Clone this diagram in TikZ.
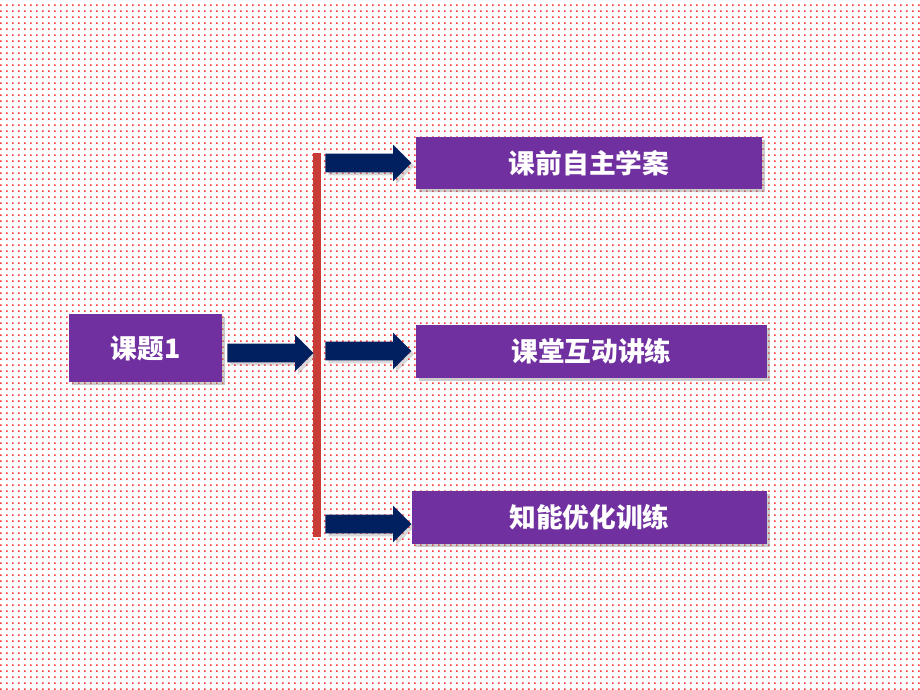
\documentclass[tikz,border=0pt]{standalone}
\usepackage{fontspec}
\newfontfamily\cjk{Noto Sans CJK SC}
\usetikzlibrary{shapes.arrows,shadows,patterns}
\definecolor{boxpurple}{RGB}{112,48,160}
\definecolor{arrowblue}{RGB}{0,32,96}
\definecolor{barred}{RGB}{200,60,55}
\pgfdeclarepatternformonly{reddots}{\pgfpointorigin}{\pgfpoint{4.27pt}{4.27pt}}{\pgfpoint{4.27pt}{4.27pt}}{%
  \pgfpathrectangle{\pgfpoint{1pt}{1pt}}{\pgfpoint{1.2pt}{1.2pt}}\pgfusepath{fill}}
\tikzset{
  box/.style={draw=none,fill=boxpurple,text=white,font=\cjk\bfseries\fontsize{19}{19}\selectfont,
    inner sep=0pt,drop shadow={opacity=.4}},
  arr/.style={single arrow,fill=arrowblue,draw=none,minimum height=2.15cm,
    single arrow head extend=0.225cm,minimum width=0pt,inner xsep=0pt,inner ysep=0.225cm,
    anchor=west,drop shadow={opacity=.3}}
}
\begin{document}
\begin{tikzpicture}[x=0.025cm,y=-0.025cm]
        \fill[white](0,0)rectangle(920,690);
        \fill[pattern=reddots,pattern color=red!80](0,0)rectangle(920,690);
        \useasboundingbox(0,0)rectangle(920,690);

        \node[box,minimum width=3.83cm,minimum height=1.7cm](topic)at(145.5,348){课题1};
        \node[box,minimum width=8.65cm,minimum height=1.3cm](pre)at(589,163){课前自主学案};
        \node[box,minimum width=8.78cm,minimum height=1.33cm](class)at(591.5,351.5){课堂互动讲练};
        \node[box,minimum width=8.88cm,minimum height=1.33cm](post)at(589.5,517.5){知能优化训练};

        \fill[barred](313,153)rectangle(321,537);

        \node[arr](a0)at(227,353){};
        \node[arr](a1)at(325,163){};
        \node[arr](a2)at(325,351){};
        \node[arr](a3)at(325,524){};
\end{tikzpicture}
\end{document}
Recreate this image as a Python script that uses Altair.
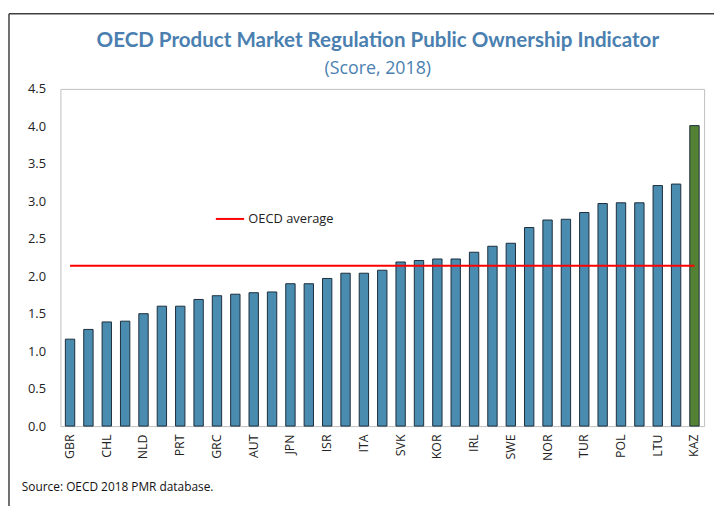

Problem to work on → Quote the entries in full. Any image among them is to be omitted from the copy.

Complete answer →
Clone this diagram in TikZ.
\documentclass[tikz,border=0pt]{standalone}
\usepackage{fontspec}
\newfontfamily\cjk{Noto Sans CJK SC}
\usetikzlibrary{shapes.arrows,shadows,patterns}
\definecolor{boxpurple}{RGB}{112,48,160}
\definecolor{arrowblue}{RGB}{0,32,96}
\definecolor{barred}{RGB}{200,60,55}
\pgfdeclarepatternformonly{reddots}{\pgfpointorigin}{\pgfpoint{4.27pt}{4.27pt}}{\pgfpoint{4.27pt}{4.27pt}}{%
  \pgfpathrectangle{\pgfpoint{1pt}{1pt}}{\pgfpoint{1.2pt}{1.2pt}}\pgfusepath{fill}}
\tikzset{
  box/.style={draw=none,fill=boxpurple,text=white,font=\cjk\bfseries\fontsize{19}{19}\selectfont,
    inner sep=0pt,drop shadow={opacity=.4}},
  arr/.style={single arrow,fill=arrowblue,draw=none,minimum height=2.15cm,
    single arrow head extend=0.225cm,minimum width=0pt,inner xsep=0pt,inner ysep=0.225cm,
    anchor=west,drop shadow={opacity=.3}}
}
\begin{document}
\begin{tikzpicture}[x=0.025cm,y=-0.025cm]
        \fill[white](0,0)rectangle(920,690);
        \fill[pattern=reddots,pattern color=red!80](0,0)rectangle(920,690);
        \useasboundingbox(0,0)rectangle(920,690);

        \node[box,minimum width=3.83cm,minimum height=1.7cm](topic)at(145.5,348){课题1};
        \node[box,minimum width=8.65cm,minimum height=1.3cm](pre)at(589,163){课前自主学案};
        \node[box,minimum width=8.78cm,minimum height=1.33cm](class)at(591.5,351.5){课堂互动讲练};
        \node[box,minimum width=8.88cm,minimum height=1.33cm](post)at(589.5,517.5){知能优化训练};

        \fill[barred](313,153)rectangle(321,537);

        \node[arr](a0)at(227,353){};
        \node[arr](a1)at(325,163){};
        \node[arr](a2)at(325,351){};
        \node[arr](a3)at(325,524){};
\end{tikzpicture}
\end{document}
Recreate this image as a Python script that uses Altair.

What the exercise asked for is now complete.